A relatively minor fight ... has resulted in some incredibly harsh laws.
Barrister Wayne Baffsky


Qld laws 'a step too far'

Mr Baffsky says he will argue the legislation is unconstitutional.

In 2011, he led the successful High Court challenge to a New South Wales Government law that criminalised the Hells Angels Motorcycle Club.

"Too many people are suffering at the end of the day for laws that in my view and in many other people's view are unnecessary and brought in under a false premise," Mr Baffsky said.

The Queensland Government introduced the laws after a public brawl involving Bandido bikies on the Gold Coast, calling it a "line in the sand".

"A relatively minor fight ... has resulted in some incredibly harsh laws, yet there's been other people committing much more serious crimes who seem to have escaped the Government's attention," he said.

Under the new laws, the Government can declare any group a criminal organisation without having to present evidence to prove it.

Mr Baffsky says that is a step too far.

"The Government says that the police use them against inverted commas, bikies, but the laws themselves aren't written that way, they can be used against absolutely anybody," he said.

"We can see with them how these rights can affect other citizens as well if the Government chooses to use these Acts against other groups - for example the greens, or protestors or some other group that offends the government of the day's political sensibilities."

Queensland's anti-association laws criminalise all members and associates of 26 bikie clubs.

They have prompted a wave of police operations across the state.

International obligations considered

Three men accused of being bikies are awaiting trial in solitary confinement, charged for meeting their mates for a beer in a Sunshine Coast pub.

Mr Baffsky says he will argue the Queensland laws breach a range of important legal and constitutional principles.

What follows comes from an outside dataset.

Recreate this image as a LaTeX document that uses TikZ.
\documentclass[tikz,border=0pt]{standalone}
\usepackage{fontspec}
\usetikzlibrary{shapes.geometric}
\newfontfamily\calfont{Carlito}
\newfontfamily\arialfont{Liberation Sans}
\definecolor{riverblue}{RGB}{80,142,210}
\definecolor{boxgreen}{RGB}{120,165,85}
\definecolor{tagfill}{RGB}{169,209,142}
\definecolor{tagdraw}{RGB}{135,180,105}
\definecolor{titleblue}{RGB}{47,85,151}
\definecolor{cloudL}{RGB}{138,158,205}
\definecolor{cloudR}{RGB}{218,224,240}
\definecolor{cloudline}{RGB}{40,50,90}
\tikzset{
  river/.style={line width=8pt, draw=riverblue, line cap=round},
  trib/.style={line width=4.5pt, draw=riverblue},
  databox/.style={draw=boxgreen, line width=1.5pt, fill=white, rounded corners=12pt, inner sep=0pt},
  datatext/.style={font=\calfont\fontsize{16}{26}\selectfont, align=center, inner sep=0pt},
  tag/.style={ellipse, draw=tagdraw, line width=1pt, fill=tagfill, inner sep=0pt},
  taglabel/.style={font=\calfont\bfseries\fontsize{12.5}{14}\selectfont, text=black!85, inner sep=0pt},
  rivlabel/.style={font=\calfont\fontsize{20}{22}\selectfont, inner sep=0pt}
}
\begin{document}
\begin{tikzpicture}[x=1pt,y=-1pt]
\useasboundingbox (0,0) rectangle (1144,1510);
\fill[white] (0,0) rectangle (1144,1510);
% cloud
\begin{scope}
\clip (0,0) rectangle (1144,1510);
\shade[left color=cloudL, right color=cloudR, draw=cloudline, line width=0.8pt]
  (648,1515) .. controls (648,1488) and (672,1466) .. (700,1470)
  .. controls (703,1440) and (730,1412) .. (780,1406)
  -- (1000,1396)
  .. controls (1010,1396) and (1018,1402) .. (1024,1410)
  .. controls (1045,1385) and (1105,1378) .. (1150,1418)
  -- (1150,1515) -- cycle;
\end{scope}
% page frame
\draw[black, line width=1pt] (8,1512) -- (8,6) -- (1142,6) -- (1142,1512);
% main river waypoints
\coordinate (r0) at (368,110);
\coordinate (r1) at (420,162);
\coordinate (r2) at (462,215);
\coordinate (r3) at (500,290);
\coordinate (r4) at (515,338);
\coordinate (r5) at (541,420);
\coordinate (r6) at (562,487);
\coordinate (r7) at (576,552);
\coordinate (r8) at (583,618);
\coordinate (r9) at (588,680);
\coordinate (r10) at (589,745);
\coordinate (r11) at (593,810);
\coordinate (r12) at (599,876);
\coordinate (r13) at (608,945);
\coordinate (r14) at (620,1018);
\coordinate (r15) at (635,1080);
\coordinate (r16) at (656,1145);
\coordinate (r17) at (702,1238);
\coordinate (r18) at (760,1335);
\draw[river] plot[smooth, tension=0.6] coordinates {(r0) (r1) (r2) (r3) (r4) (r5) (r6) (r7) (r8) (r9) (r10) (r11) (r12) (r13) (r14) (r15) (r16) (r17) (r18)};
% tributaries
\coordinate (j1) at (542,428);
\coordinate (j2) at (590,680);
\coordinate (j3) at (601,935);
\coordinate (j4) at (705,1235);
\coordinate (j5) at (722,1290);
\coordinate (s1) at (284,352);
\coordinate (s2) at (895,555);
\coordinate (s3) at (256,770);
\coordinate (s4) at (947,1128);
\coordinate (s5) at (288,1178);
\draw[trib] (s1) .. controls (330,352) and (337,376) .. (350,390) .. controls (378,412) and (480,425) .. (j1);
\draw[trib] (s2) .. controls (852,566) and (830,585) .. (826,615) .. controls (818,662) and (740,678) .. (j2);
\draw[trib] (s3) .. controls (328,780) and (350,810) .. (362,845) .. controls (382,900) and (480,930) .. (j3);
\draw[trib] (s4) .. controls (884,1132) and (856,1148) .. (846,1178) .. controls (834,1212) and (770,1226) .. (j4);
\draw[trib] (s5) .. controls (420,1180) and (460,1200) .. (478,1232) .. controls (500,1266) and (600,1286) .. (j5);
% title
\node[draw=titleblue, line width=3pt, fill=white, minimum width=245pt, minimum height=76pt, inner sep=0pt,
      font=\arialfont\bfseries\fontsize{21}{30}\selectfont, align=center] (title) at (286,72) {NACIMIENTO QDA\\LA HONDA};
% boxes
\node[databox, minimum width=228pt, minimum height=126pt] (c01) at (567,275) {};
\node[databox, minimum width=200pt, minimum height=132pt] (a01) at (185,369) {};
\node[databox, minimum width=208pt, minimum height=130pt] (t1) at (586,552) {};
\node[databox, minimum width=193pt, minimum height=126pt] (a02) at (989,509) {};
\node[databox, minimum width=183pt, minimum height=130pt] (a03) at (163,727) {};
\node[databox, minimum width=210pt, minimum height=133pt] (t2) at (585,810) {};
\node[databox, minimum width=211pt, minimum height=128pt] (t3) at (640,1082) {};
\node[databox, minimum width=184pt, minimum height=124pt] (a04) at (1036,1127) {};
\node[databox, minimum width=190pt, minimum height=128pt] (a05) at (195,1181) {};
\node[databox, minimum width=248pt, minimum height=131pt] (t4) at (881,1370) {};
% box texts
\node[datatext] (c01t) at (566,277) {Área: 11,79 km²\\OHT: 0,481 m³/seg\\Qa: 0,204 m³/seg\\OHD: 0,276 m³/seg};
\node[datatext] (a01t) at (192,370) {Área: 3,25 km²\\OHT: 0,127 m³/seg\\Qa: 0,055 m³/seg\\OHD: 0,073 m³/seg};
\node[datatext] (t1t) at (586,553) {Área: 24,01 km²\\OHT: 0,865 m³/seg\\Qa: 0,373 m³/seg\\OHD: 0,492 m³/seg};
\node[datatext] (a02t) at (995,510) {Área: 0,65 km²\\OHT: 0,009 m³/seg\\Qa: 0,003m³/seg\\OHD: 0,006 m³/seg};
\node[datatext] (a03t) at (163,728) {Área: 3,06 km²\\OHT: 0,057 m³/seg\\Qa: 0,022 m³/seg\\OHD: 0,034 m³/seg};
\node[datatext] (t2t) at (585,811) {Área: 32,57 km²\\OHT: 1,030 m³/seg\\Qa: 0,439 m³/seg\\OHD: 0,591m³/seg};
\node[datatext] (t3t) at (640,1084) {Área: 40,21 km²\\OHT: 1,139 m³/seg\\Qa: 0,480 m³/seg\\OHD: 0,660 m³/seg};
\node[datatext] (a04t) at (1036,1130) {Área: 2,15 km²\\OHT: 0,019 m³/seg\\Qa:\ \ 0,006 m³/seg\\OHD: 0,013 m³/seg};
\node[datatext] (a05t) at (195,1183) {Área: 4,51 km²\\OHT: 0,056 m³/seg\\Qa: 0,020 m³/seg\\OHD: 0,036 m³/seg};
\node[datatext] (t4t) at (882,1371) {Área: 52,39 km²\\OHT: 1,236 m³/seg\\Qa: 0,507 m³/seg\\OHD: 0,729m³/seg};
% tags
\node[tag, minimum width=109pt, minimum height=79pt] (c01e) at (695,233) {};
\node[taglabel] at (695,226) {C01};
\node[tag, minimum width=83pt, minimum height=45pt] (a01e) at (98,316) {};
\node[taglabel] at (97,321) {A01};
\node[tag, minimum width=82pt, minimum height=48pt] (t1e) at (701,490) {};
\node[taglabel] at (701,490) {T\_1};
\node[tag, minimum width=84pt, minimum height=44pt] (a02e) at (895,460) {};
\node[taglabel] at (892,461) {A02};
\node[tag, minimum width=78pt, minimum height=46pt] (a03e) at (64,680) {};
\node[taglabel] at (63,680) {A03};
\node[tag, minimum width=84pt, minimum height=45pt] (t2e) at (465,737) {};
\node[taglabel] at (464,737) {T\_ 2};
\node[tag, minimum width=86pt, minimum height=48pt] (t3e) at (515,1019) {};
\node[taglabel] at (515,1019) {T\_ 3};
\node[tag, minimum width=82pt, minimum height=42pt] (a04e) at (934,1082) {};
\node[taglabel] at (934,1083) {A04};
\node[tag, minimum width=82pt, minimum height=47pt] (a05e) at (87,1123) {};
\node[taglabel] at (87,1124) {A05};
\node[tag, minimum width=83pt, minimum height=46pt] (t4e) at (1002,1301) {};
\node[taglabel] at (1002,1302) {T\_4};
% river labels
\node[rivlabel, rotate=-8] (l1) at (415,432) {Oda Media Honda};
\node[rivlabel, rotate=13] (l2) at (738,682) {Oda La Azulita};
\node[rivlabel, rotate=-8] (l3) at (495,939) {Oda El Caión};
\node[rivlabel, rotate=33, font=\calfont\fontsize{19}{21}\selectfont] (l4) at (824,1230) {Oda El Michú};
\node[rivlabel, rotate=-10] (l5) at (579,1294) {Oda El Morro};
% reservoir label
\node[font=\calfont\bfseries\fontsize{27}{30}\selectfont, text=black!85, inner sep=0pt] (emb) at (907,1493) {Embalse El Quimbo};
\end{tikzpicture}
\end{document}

"The grounds of appeal may involve freedom of association and freedom of speech, particularly the right to communicate on government political matters and the right to associate," he said.

"You can also assume that we will be challenging the laws based on our international obligations."

Mr Baffsky will argue that bikies, and anyone else who might be deemed a member of a criminal organisation, have had their political rights infringed by the laws.

His client in the High Court challenge will be a member of the Hells Angels who is yet to run foul of the laws.

The Newman Government has previously said it would vigorously defend any High Court challenge.